▶ Record excerpts
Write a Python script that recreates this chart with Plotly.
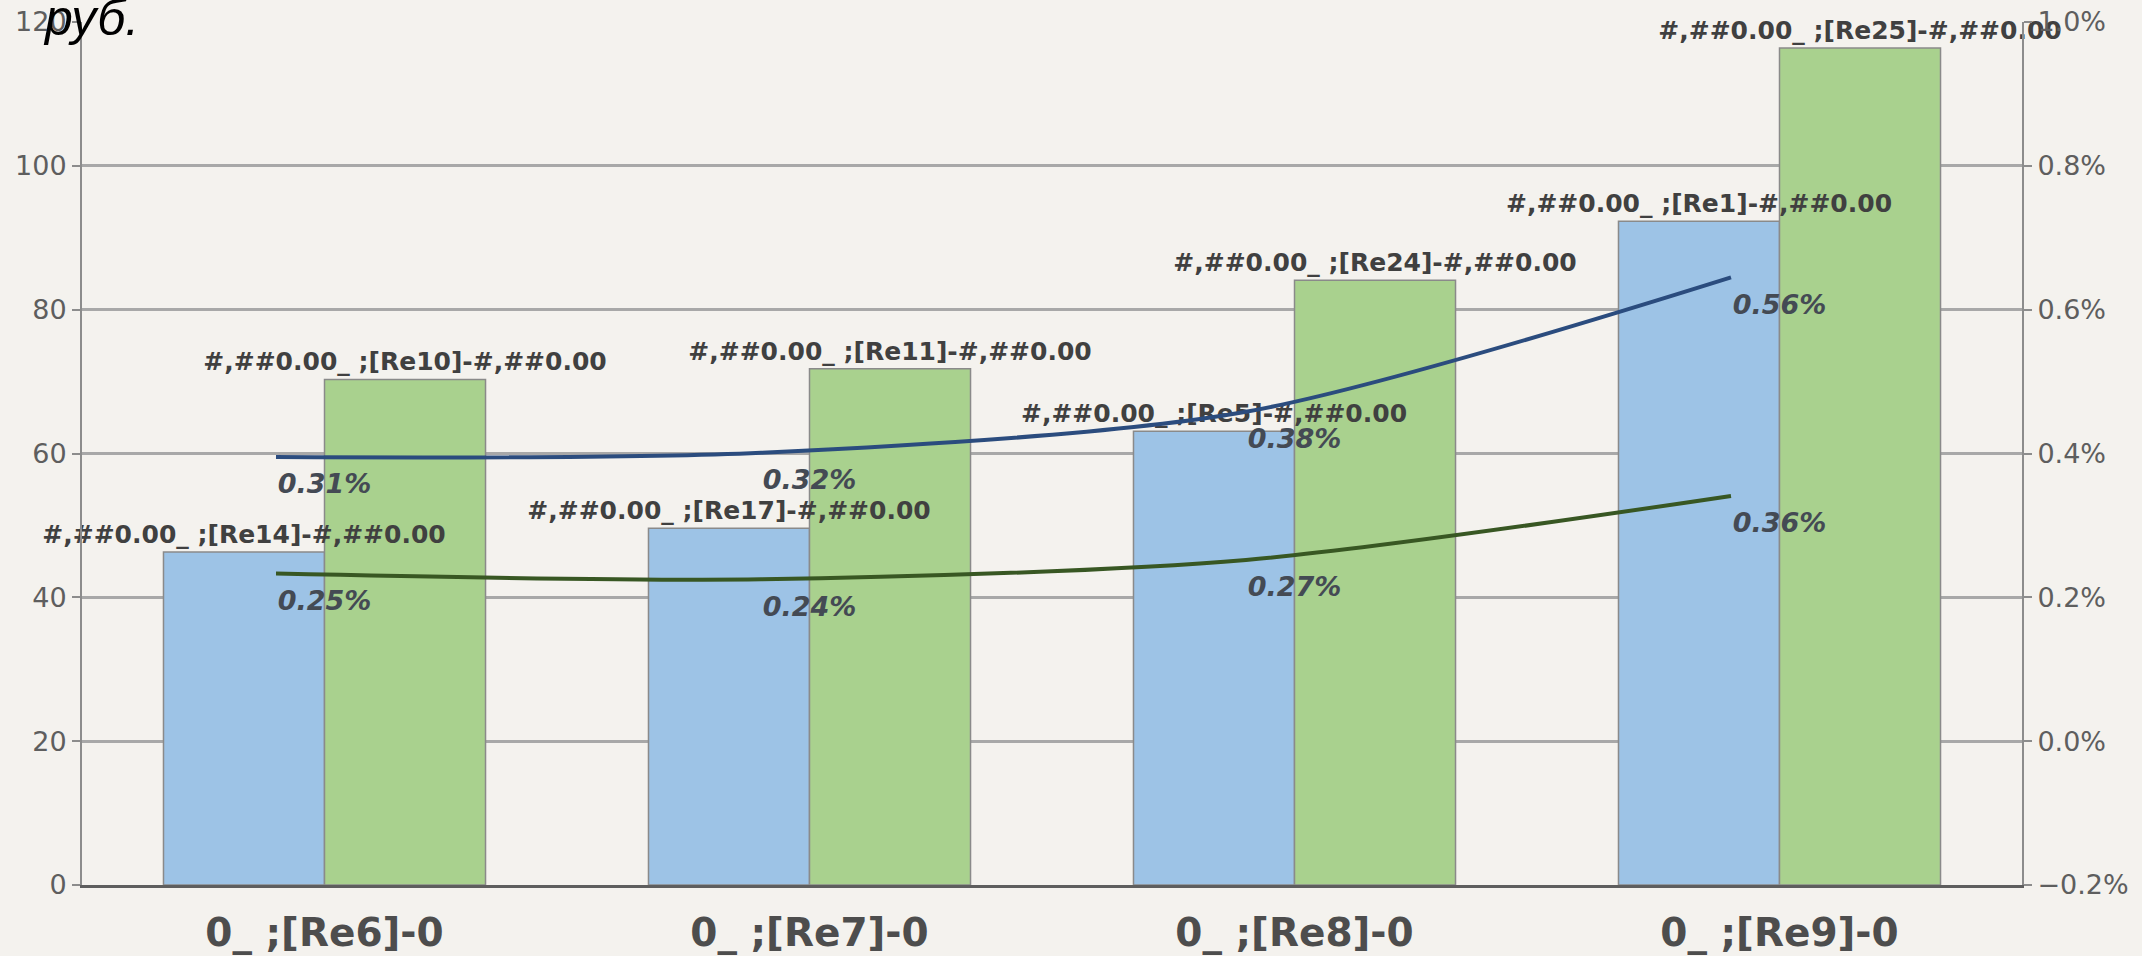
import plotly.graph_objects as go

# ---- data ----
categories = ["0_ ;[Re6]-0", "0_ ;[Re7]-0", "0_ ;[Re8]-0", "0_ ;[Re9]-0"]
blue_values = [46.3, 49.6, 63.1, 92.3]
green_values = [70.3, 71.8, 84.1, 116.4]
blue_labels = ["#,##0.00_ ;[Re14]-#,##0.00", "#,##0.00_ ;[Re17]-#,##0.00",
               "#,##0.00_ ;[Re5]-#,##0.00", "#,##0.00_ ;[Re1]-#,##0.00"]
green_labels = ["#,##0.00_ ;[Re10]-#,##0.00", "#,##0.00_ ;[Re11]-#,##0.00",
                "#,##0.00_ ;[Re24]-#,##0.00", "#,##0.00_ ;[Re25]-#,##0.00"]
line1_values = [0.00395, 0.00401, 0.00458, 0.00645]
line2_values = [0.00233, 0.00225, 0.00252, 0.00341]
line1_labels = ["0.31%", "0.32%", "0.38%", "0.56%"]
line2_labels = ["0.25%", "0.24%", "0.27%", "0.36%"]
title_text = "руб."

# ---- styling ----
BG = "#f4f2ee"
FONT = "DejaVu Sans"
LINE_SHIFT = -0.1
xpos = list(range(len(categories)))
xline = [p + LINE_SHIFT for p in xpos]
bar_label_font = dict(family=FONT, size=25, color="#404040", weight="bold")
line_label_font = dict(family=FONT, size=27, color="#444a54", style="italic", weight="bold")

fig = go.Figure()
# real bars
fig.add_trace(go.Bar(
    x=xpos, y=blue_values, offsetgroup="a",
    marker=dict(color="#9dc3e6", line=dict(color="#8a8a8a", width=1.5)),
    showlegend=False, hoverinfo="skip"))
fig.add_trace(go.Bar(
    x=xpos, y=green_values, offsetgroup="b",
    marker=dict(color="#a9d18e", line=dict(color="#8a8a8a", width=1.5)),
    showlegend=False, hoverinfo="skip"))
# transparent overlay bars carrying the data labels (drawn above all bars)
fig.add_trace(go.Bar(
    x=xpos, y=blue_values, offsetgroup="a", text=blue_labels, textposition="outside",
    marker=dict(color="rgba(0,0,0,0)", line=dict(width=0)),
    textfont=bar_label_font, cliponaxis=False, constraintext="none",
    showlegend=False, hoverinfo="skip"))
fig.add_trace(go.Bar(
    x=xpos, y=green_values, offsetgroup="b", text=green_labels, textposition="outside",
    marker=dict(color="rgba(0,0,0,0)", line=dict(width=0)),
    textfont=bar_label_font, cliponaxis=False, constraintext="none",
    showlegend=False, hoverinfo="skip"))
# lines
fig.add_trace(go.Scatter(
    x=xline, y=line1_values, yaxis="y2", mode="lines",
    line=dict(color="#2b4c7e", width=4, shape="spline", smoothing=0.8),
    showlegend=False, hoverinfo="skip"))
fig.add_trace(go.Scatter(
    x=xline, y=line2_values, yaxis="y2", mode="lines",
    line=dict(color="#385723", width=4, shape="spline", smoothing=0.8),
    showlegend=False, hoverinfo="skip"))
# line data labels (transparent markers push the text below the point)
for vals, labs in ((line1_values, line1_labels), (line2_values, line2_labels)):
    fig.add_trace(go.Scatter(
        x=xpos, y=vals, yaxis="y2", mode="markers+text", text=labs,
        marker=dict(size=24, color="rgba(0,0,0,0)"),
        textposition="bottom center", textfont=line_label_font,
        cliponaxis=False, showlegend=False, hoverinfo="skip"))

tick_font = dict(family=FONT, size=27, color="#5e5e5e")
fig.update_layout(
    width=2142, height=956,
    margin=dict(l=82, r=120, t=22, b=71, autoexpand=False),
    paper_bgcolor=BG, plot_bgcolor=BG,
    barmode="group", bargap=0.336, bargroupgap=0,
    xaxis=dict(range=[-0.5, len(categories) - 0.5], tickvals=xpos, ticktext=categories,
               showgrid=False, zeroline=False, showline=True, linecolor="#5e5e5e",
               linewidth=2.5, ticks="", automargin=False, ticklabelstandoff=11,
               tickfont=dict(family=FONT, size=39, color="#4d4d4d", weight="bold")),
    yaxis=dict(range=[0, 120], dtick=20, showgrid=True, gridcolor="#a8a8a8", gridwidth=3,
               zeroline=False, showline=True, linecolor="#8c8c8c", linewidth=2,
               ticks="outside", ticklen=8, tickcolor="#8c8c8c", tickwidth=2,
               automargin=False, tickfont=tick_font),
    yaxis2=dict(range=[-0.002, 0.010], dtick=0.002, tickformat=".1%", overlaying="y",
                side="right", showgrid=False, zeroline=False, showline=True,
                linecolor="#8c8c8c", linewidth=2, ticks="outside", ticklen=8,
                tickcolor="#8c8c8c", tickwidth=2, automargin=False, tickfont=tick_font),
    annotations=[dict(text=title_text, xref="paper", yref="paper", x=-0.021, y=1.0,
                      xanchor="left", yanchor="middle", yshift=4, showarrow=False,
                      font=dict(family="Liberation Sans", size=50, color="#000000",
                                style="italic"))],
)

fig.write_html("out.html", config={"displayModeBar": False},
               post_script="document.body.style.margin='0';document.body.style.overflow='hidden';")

---

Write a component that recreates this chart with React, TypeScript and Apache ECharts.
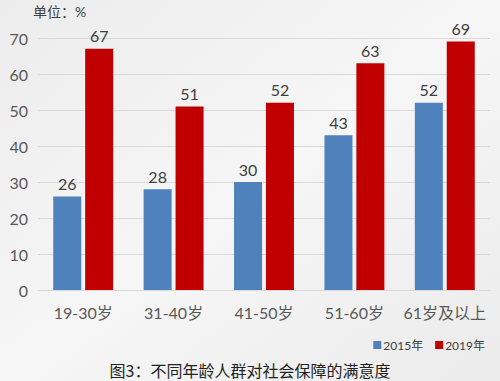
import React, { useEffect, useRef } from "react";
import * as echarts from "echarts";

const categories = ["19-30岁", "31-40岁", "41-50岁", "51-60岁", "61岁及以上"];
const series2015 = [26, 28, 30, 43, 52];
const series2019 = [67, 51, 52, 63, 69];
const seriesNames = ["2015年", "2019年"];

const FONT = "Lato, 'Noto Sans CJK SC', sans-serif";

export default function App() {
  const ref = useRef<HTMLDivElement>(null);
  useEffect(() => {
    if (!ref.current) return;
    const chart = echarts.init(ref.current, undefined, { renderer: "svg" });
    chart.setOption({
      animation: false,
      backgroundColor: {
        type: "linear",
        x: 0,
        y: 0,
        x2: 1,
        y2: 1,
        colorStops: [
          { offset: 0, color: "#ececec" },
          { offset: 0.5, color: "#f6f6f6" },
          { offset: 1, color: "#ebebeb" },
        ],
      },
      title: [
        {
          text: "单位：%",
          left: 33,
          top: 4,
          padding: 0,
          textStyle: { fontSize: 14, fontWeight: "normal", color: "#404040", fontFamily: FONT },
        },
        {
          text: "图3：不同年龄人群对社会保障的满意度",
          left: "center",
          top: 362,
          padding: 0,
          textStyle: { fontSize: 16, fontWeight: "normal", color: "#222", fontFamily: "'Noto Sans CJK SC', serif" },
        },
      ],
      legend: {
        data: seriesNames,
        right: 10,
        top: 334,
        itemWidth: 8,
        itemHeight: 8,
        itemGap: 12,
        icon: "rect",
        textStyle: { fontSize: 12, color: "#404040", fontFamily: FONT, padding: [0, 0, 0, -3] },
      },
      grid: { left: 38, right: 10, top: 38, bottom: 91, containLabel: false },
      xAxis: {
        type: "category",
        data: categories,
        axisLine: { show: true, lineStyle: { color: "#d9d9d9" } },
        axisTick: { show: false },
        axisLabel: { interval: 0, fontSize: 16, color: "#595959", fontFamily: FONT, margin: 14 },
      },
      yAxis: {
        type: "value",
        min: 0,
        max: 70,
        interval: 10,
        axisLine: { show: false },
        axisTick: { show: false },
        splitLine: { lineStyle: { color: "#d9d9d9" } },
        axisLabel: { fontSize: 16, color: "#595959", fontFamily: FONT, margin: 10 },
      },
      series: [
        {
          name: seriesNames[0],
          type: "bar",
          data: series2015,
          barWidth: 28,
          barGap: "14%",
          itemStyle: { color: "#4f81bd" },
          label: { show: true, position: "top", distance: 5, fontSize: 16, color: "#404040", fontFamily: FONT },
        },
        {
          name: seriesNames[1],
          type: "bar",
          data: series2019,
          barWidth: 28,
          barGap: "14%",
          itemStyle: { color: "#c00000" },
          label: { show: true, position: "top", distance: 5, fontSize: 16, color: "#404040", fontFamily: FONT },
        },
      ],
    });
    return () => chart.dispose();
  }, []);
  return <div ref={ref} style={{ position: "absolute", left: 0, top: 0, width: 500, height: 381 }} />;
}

▶ What the exercise asks
In the records above, how many lines hold the string "that"? Reply with only the number.

▶ Answer to the task
2